Exercise goal.
Retype word for word the first line of the listing and each line after it up to the line with "const yTicks = [0, 10, 20, 30, 40, 50];", with the pictures taken out.

Data rows.

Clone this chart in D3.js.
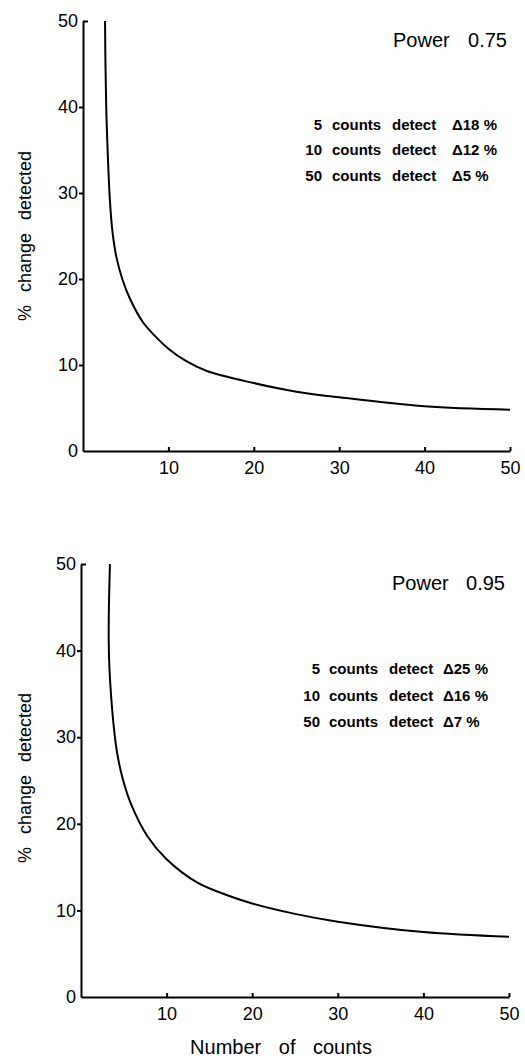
<!DOCTYPE html>
<html>
<head>
<meta charset="utf-8">
<script src="https://cdn.jsdelivr.net/npm/d3@7"></script>
<style>
  body { margin: 0; background: #fff; }
  svg { display: block; font-family: "Liberation Sans", Arial, sans-serif; }
</style>
</head>
<body>
<svg id="chart" width="525" height="1058"></svg>
<script>
// ticks
const xTicks = [10, 20, 30, 40, 50];
const yTicks = [0, 10, 20, 30, 40, 50];

// power 0.75 curve
const counts075 = [2.58, 2.63, 2.72, 2.88, 3.16, 3.45, 3.9, 4.6, 5.5, 7.0, 8.5, 10, 12, 14.5, 20, 25, 30, 40, 50];
const change075 = [50, 45, 40, 35, 29, 25.5, 22.6, 20.0, 17.7, 15.0, 13.3, 11.9, 10.5, 9.3, 7.9, 6.9, 6.25, 5.2, 4.8];

// power 0.95 curve
const counts095 = [3.38, 3.26, 3.24, 3.32, 3.5, 3.8, 4.2, 4.85, 5.8, 7.8, 10, 13.6, 17.5, 20, 25, 30, 40, 50];
const change095 = [50, 45, 41, 38, 35, 31.5, 28.3, 25.3, 22.4, 18.5, 15.9, 13.2, 11.6, 10.8, 9.6, 8.7, 7.5, 6.95];

// annotations
const powerLabels = ['0.75', '0.95'];
const noteCounts = [5, 10, 50];
const noteDelta075 = [18, 12, 5];
const noteDelta095 = [25, 16, 7];

const svg = d3.select('#chart');

function drawPanel(p) {
  const x = d3.scaleLinear().domain([0, 50]).range(p.xRange);
  const y = d3.scaleLinear().domain([0, 50]).range(p.yRange);
  const g = svg.append('g');

  // y axis
  const ya = g.append('g')
    .attr('transform', 'translate(' + x(0) + ',0)')
    .call(d3.axisLeft(y).tickValues(yTicks).tickSize(4).tickSizeOuter(0).tickPadding(1));
  ya.selectAll('.tick').filter((d) => d === 50).select('line').attr('x2', 5);
  ya.selectAll('.tick').filter((d) => d === 0).select('line').remove();

  // x axis
  const xa = g.append('g')
    .attr('transform', 'translate(0,' + y(0) + ')')
    .call(d3.axisBottom(x).tickValues(xTicks).tickSize(-4).tickSizeOuter(0).tickPadding(10));

  [ya, xa].forEach((a) => {
    a.attr('font-family', null).attr('font-size', 18);
    a.select('.domain').attr('stroke-width', 2).attr('stroke', '#000');
    a.selectAll('.tick line').attr('stroke-width', 2).attr('stroke', '#000');
    a.selectAll('.tick text').attr('fill', '#000');
  });

  // curve
  const data = p.counts.map((c, i) => ({ n: c, v: p.change[i] }));
  g.append('path')
    .datum(data)
    .attr('fill', 'none')
    .attr('stroke', '#000')
    .attr('stroke-width', 2)
    .attr('d', d3.line().x((d) => x(d.n)).y((d) => y(d.v)).curve(d3.curveCatmullRom.alpha(0.5)));

  // y label
  g.append('text')
    .attr('transform', 'translate(31,' + p.yLabelMid + ') rotate(-90)')
    .attr('text-anchor', 'middle')
    .attr('font-size', 18)
    .attr('word-spacing', 8)
    .text('% change detected');

  // power title
  const t = g.append('text').attr('y', p.titleY).attr('font-size', 20);
  t.append('tspan').attr('x', p.titleX[0]).text('Power');
  t.append('tspan').attr('x', p.titleX[1]).attr('text-anchor', 'end').text(p.power);

  // notes
  noteCounts.forEach((c, i) => {
    const yy = p.noteY[i];
    const row = g.append('text').attr('y', yy).attr('font-size', 15).attr('font-weight', 'bold');
    row.append('tspan').attr('x', p.noteX[0]).attr('text-anchor', 'end').text(c);
    row.append('tspan').attr('x', p.noteX[1]).text('counts');
    row.append('tspan').attr('x', p.noteX[2]).text('detect');
    row.append('tspan').attr('x', p.noteX[3]).text('Δ' + p.delta[i] + ' %');
  });
}

drawPanel({
  xRange: [83, 510], yRange: [451, 21],
  counts: counts075, change: change075,
  yLabelMid: 236,
  power: powerLabels[0], titleX: [393, 507], titleY: 47,
  noteY: [130, 155, 181], noteX: [322, 332, 392, 452],
  delta: noteDelta075
});

drawPanel({
  xRange: [81, 509], yRange: [997, 564],
  counts: counts095, change: change095,
  yLabelMid: 778,
  power: powerLabels[1], titleX: [392, 505], titleY: 590,
  noteY: [674, 701, 727], noteX: [320, 329, 389, 443],
  delta: noteDelta095
});

// x label
svg.append('text')
  .attr('x', 281)
  .attr('y', 1054)
  .attr('text-anchor', 'middle')
  .attr('font-size', 20)
  .attr('word-spacing', 12)
  .text('Number of counts');
</script>
</body>
</html>
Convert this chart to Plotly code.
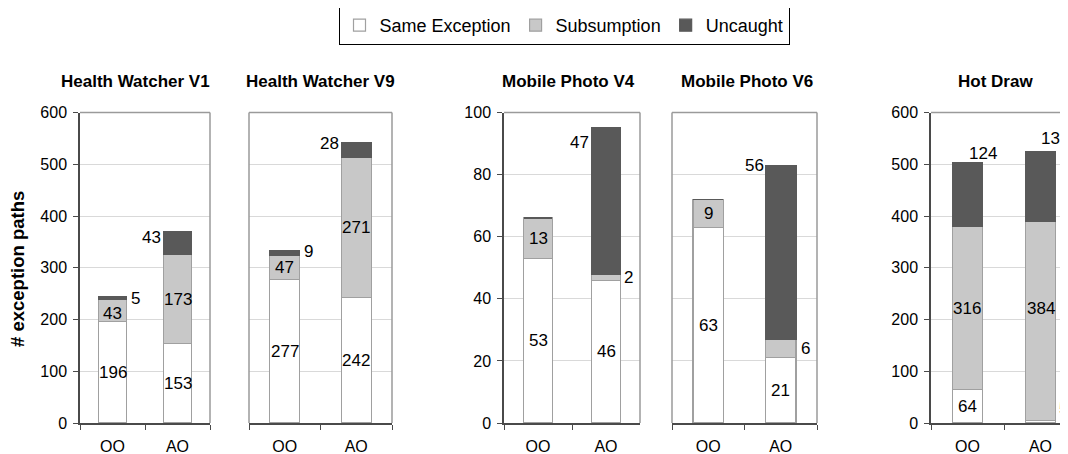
import plotly.graph_objects as go

# ---------------- data ----------------
panels = ["Health Watcher V1", "Health Watcher V9", "Mobile Photo V4", "Mobile Photo V6", "Hot Draw"]
categories = ["OO", "AO"]
series_names = ["Same Exception", "Subsumption", "Uncaught"]
same_exception = [[196, 153], [277, 242], [53, 46], [63, 21], [64, 5]]
subsumption = [[43, 173], [47, 271], [13, 2], [9, 6], [316, 384]]
uncaught = [[5, 43], [9, 28], [0, 47], [0, 56], [124, 136]]
y_max = [600, 600, 100, 100, 600]
y_step = [100, 100, 20, 20, 100]

# ---------------- style / layout ----------------
W, H = 1068, 454
OFF = 8  # page body margin offset of the figure inside the browser window


def fx(px):
    return (px - OFF) / W


def fy(py):
    return 1 - (py - OFF) / H


FONT = "Arial, Liberation Sans, Helvetica, sans-serif"
colors = ["#ffffff", "#c8c8c8", "#595959"]
edge = ["#a0a0a0", "#a0a0a0", "#595959"]
# plot-area boxes in screenshot pixels (left, right); shared top/bottom
px_boxes = [(80, 210), (249, 392), (504, 640), (672, 817), (931, W + OFF)]
top_px, bot_px = 112.5, 423
x_ranges = [[-0.5, 1.5]] * 4 + [[-0.5, -0.5 + (W + OFF - 931) / 73.0]]
show_y = [True, False, True, False, True]
title_cx = [135, 320, 568, 747, 995]
# label placement: per panel, per category, per series -> (mode, xshift, yshift)
place = [
    [[("c", 0, 0), ("c", 0, -3), ("r", 16, 0)], [("c", 0, 0), ("c", 0, 0), ("l", -15, -5)]],
    [[("c", 0, 0), ("c", 0, 0), ("r", 17, 2)], [("c", 0, 0), ("c", 0, 0), ("l", -15, 0)]],
    [[("c", 0, 0), ("c", 0, 0), None], [("c", 0, 0), ("r", 16, 0), ("l", -15, -14)]],
    [[("c", 0, 0), ("c", 0, 0), None], [("c", 0, 0), ("r", 18, 0), ("l", -15, 0)]],
    [[("c", 0, 0), ("c", 0, 0), ("tr", 16, -3)], [("r", 16, 13), ("c", 0, 13), ("tr", 14, 1)]],
]

fig = go.Figure()
annotations = []
shapes = []
ydom = [fy(bot_px), fy(top_px)]

for i, name in enumerate(panels):
    xa = "x" if i == 0 else f"x{i+1}"
    ya = "y" if i == 0 else f"y{i+1}"
    vals = [same_exception[i], subsumption[i], uncaught[i]]
    for s in range(3):
        fig.add_trace(go.Bar(
            x=categories, y=vals[s], name=series_names[s],
            marker=dict(color=colors[s], line=dict(color=edge[s], width=1.2)),
            width=0.42, xaxis=xa, yaxis=ya,
            showlegend=(i == 0), legendgroup=series_names[s], hoverinfo="y",
        ))
    xl, xr = px_boxes[i]
    axis_key_x = "xaxis" if i == 0 else f"xaxis{i+1}"
    axis_key_y = "yaxis" if i == 0 else f"yaxis{i+1}"
    fig.update_layout(**{
        axis_key_x: dict(
            domain=[fx(xl), min(fx(xr), 1.0)], anchor=ya, type="category",
            categoryorder="array", categoryarray=categories,
            range=x_ranges[i], showline=True, linecolor="#4a4a4a", linewidth=1.5,
            ticks="outside", tickson="boundaries", ticklen=5, tickcolor="#4a4a4a",
            tickwidth=1.2, showgrid=False, ticklabelstandoff=8,
            tickfont=dict(family=FONT, size=16, color="#000"), fixedrange=True,
        ),
        axis_key_y: dict(
            domain=ydom, anchor=xa, range=[0, y_max[i]], dtick=y_step[i], tick0=0,
            showgrid=True, gridcolor="#d9d9d9", gridwidth=1, zeroline=False,
            showline=show_y[i], linecolor="#4a4a4a", linewidth=1.5,
            ticks="outside" if show_y[i] else "", ticklen=5, tickcolor="#4a4a4a", tickwidth=1.2,
            ticklabelstandoff=3,
            showticklabels=show_y[i], tickfont=dict(family=FONT, size=16, color="#000"),
            fixedrange=True,
        ),
    })
    xdom = xa + " domain"
    ydomr = ya + " domain"
    # frame: top border
    shapes.append(dict(type="line", xref=xdom, yref=ydomr, x0=0, x1=1, y0=1, y1=1,
                       line=dict(color="#9a9a9a", width=1.5), layer="above"))
    if i != 4:
        shapes.append(dict(type="line", xref=xdom, yref=ydomr, x0=1, x1=1, y0=0, y1=1,
                           line=dict(color="#9a9a9a", width=1.5), layer="above"))
    if not show_y[i]:
        shapes.append(dict(type="line", xref=xdom, yref=ydomr, x0=0, x1=0, y0=0, y1=1,
                           line=dict(color="#9a9a9a", width=1.5), layer="above"))
    # panel title
    annotations.append(dict(text=f"<b>{name}</b>", x=fx(title_cx[i]), y=fy(81),
                            xref="paper", yref="paper", xanchor="center", yanchor="middle",
                            showarrow=False, font=dict(family=FONT, size=17, color="#000")))
    # data labels
    for c, cat in enumerate(categories):
        base = 0
        total = sum(v[c] for v in vals)
        for s in range(3):
            v = vals[s][c]
            p = place[i][c][s]
            if p is not None and v > 0:
                mode, dx, dy = p
                if mode == "c":
                    yy, xan, yan = base + v / 2, "center", "middle"
                elif mode == "r":
                    yy, xan, yan = base + v / 2, "left", "middle"
                elif mode == "l":
                    yy, xan, yan = total, "right", "middle"
                else:  # top-right
                    yy, xan, yan = total, "center", "bottom"
                annotations.append(dict(text=str(v), x=cat, y=yy, xref=xa, yref=ya,
                                        xanchor=xan, yanchor=yan, xshift=dx, yshift=dy,
                                        showarrow=False,
                                        font=dict(family=FONT, size=17, color="#000")))
            base += v

annotations.append(dict(text="<b># exception paths</b>", x=fx(17), y=fy(269),
                        xref="paper", yref="paper", textangle=-90, showarrow=False,
                        xanchor="center", yanchor="middle",
                        font=dict(family=FONT, size=18.5, color="#000")))

fig.update_layout(
    width=W, height=H, barmode="stack",
    margin=dict(l=0, r=0, t=0, b=0, autoexpand=False),
    paper_bgcolor="white", plot_bgcolor="white",
    font=dict(family=FONT, size=16, color="#000"),
    annotations=annotations, shapes=shapes,
    legend=dict(orientation="h", x=fx(564), xanchor="center", y=fy(6), yanchor="top",
                bordercolor="#000", borderwidth=1, bgcolor="white",
                font=dict(family=FONT, size=18, color="#000"),
                itemwidth=30, traceorder="normal", tracegroupgap=0),
)

fig.write_html("out.html")
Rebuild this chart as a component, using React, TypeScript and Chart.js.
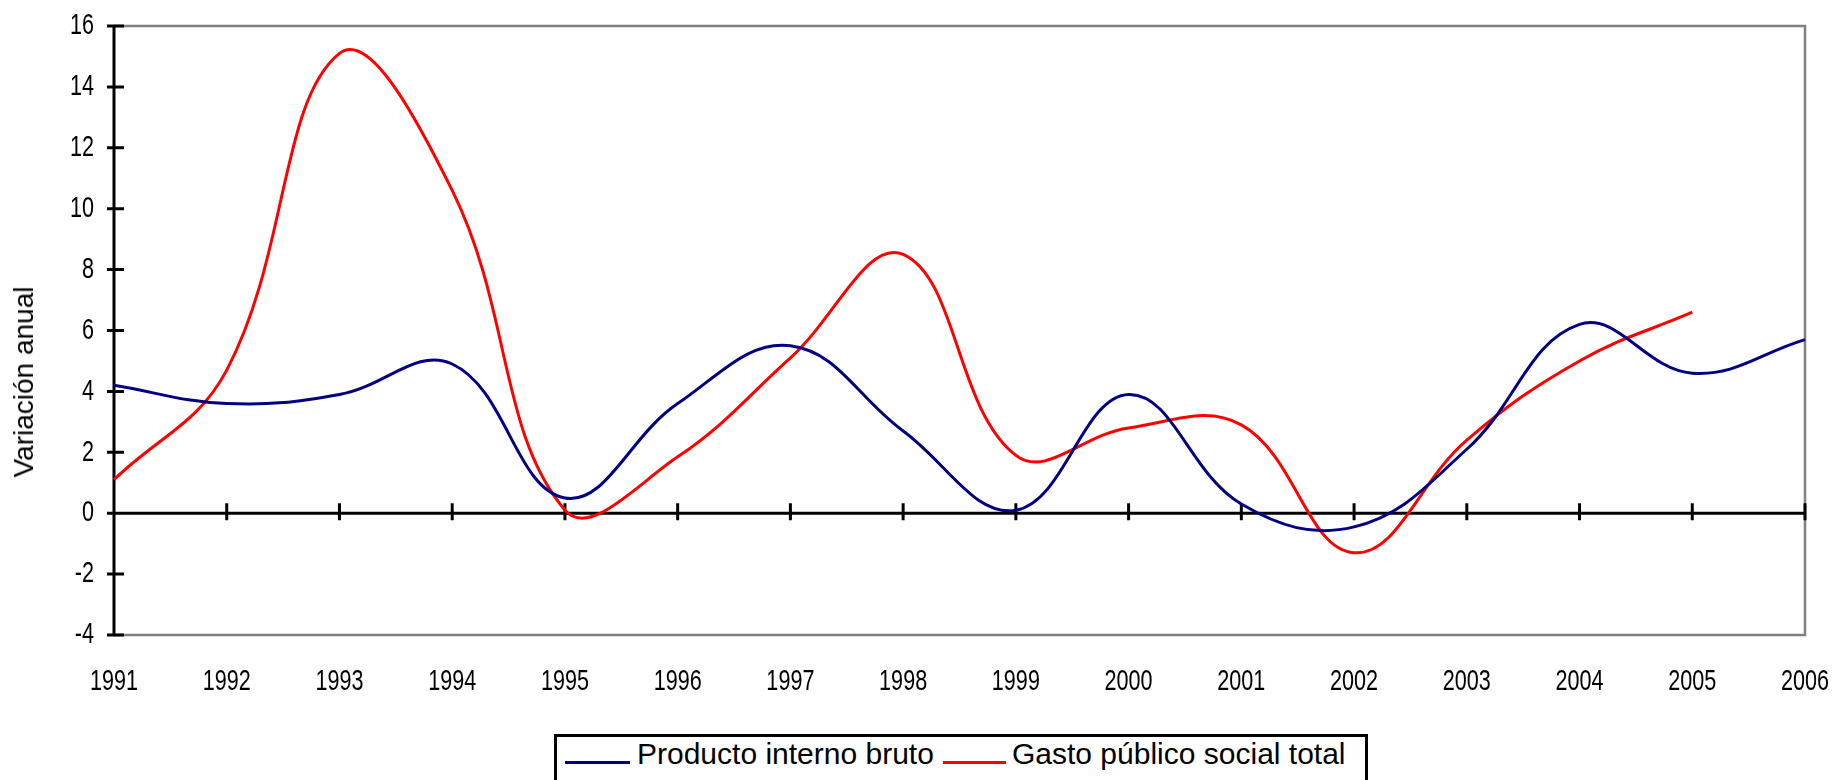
import React, { useEffect, useRef } from "react";
import { Chart, registerables } from "chart.js";

Chart.register(...registerables);

const years = ["1991", "1992", "1993", "1994", "1995", "1996", "1997", "1998", "1999", "2000", "2001", "2002", "2003", "2004", "2005", "2006"];
const pib = [4.2, 3.6, 3.9, 4.9, 0.5, 3.6, 5.5, 2.7, 0.1, 3.9, 0.3, -0.45, 2.1, 6.2, 4.6, 5.7];
const gasto = [1.1, 4.7, 15.1, 10.6, 0.1, 1.85, 5.1, 8.5, 1.9, 2.8, 2.9, -1.3, 2.4, 5.0, 6.6, null];
const yMin = -4;
const yMax = 16;
const yStep = 2;
const seriesNames = ["Producto interno bruto", "Gasto público social total"];
const axisTitle = "Variación anual";

const NAVY = "#000080";
const RED = "#ff0000";
const TEXT_FONT = "'Liberation Sans', Arial, sans-serif";
const TICK_FONT_PX = 30;
const TICK_SQUEEZE = 0.72;

function drawSqueezed(ctx: CanvasRenderingContext2D, text: string, x: number, y: number, align: CanvasTextAlign) {
  ctx.save();
  ctx.translate(x, y);
  ctx.scale(TICK_SQUEEZE, 1);
  ctx.textAlign = align;
  ctx.textBaseline = "middle";
  ctx.fillText(text, 0, 0);
  ctx.restore();
}

const framePlugin = {
  id: "frame",
  beforeDatasetsDraw(chart: any) {
    const { ctx, chartArea: a, scales } = chart;
    const x = scales.x;
    const y = scales.y;
    ctx.save();
    ctx.strokeStyle = "#808080";
    ctx.lineWidth = 2.5;
    ctx.beginPath();
    ctx.moveTo(a.left, a.top);
    ctx.lineTo(a.right, a.top);
    ctx.lineTo(a.right, a.bottom);
    ctx.lineTo(a.left, a.bottom);
    ctx.stroke();

    ctx.strokeStyle = "#000";
    ctx.lineWidth = 3;
    ctx.beginPath();
    ctx.moveTo(a.left, a.top);
    ctx.lineTo(a.left, a.bottom);
    for (const t of y.ticks) {
      const py = y.getPixelForValue(t.value);
      ctx.moveTo(a.left - 7, py);
      ctx.lineTo(a.left + 10, py);
    }
    const y0 = y.getPixelForValue(0);
    ctx.moveTo(a.left - 7, y0);
    ctx.lineTo(a.right, y0);
    for (let i = 1; i < years.length; i++) {
      const px = x.getPixelForValue(i);
      ctx.moveTo(px, y0 - 10);
      ctx.lineTo(px, y0 + 7);
    }
    ctx.stroke();

    // tick labels (condensed), positioned by the chart's scales
    ctx.fillStyle = "#000";
    ctx.font = `${TICK_FONT_PX}px ${TEXT_FONT}`;
    for (const t of y.ticks) {
      const py = y.getPixelForValue(t.value);
      drawSqueezed(ctx, String(t.value), a.left - 20, py, "right");
    }
    for (let i = 0; i < years.length; i++) {
      const px = x.getPixelForValue(i);
      drawSqueezed(ctx, String(x.getLabelForValue(i)), px, a.bottom + 47, "center");
    }
    ctx.restore();
  },
};

export default function App() {
  const ref = useRef<HTMLCanvasElement | null>(null);

  useEffect(() => {
    document.body.style.margin = "0";
    const canvas = ref.current;
    if (!canvas) return;
    const chart = new Chart(canvas, {
      type: "line",
      data: {
        labels: years,
        datasets: [
          {
            label: seriesNames[0],
            data: pib,
            borderColor: NAVY,
            backgroundColor: NAVY,
            borderWidth: 3,
            pointRadius: 0,
            tension: 0.4,
            fill: false,
          },
          {
            label: seriesNames[1],
            data: gasto,
            borderColor: RED,
            backgroundColor: RED,
            borderWidth: 3,
            pointRadius: 0,
            tension: 0.4,
            fill: false,
          },
        ],
      },
      options: {
        responsive: false,
        animation: false,
        devicePixelRatio: 1,
        layout: { padding: { left: 0, top: 26, right: 36, bottom: 65 } },
        plugins: {
          legend: { display: false },
          tooltip: { enabled: false },
          title: { display: false },
        },
        scales: {
          x: {
            type: "category",
            offset: false,
            grid: { display: false, drawTicks: false, tickLength: 0 },
            border: { display: false },
            ticks: { display: false, autoSkip: false },
            afterFit: (s: any) => {
              s.height = 80;
            },
          },
          y: {
            min: yMin,
            max: yMax,
            grid: { display: false, drawTicks: false, tickLength: 0 },
            border: { display: false },
            ticks: { display: false, stepSize: yStep },
            afterFit: (s: any) => {
              s.width = 114;
            },
          },
        },
      },
      plugins: [framePlugin],
    });
    return () => chart.destroy();
  }, []);

  return (
    <div style={{ position: "relative", width: 1841, height: 780, overflow: "hidden", background: "#fff" }}>
      <canvas ref={ref} width={1841} height={780} style={{ position: "absolute", left: 0, top: 0 }} />
      <div
        style={{
          position: "absolute",
          left: 24,
          top: 382,
          transform: "translate(-50%, -50%) rotate(-90deg)",
          fontFamily: TEXT_FONT,
          fontSize: 28,
          lineHeight: 1,
          whiteSpace: "nowrap",
          color: "#000",
        }}
      >
        {axisTitle}
      </div>
      <div
        style={{
          position: "absolute",
          left: 554,
          top: 734,
          width: 814,
          height: 70,
          boxSizing: "border-box",
          border: "3px solid #000",
          background: "#fff",
        }}
      >
        <div style={{ position: "absolute", left: 8, top: 24, width: 65, height: 3, background: NAVY }} />
        <span style={{ position: "absolute", left: 80, top: 2, fontFamily: TEXT_FONT, fontSize: 30, lineHeight: 1, whiteSpace: "nowrap", color: "#000" }}>
          {seriesNames[0]}
        </span>
        <div style={{ position: "absolute", left: 386, top: 24, width: 63, height: 3, background: RED }} />
        <span style={{ position: "absolute", left: 455, top: 2, fontFamily: TEXT_FONT, fontSize: 30, lineHeight: 1, whiteSpace: "nowrap", color: "#000" }}>
          {seriesNames[1]}
        </span>
      </div>
    </div>
  );
}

Task result.
Clone this chart in D3.js.
<!DOCTYPE html>
<html>
<head>
<meta charset="utf-8">
<script src="https://cdn.jsdelivr.net/npm/d3@7"></script>
<style>
  body { margin: 0; background: #fff; }
  svg { display: block; font-family: "Liberation Sans", Arial, sans-serif; }
</style>
</head>
<body>
<svg id="chart" width="525" height="1058"></svg>
<script>
// ticks
const xTicks = [10, 20, 30, 40, 50];
const yTicks = [0, 10, 20, 30, 40, 50];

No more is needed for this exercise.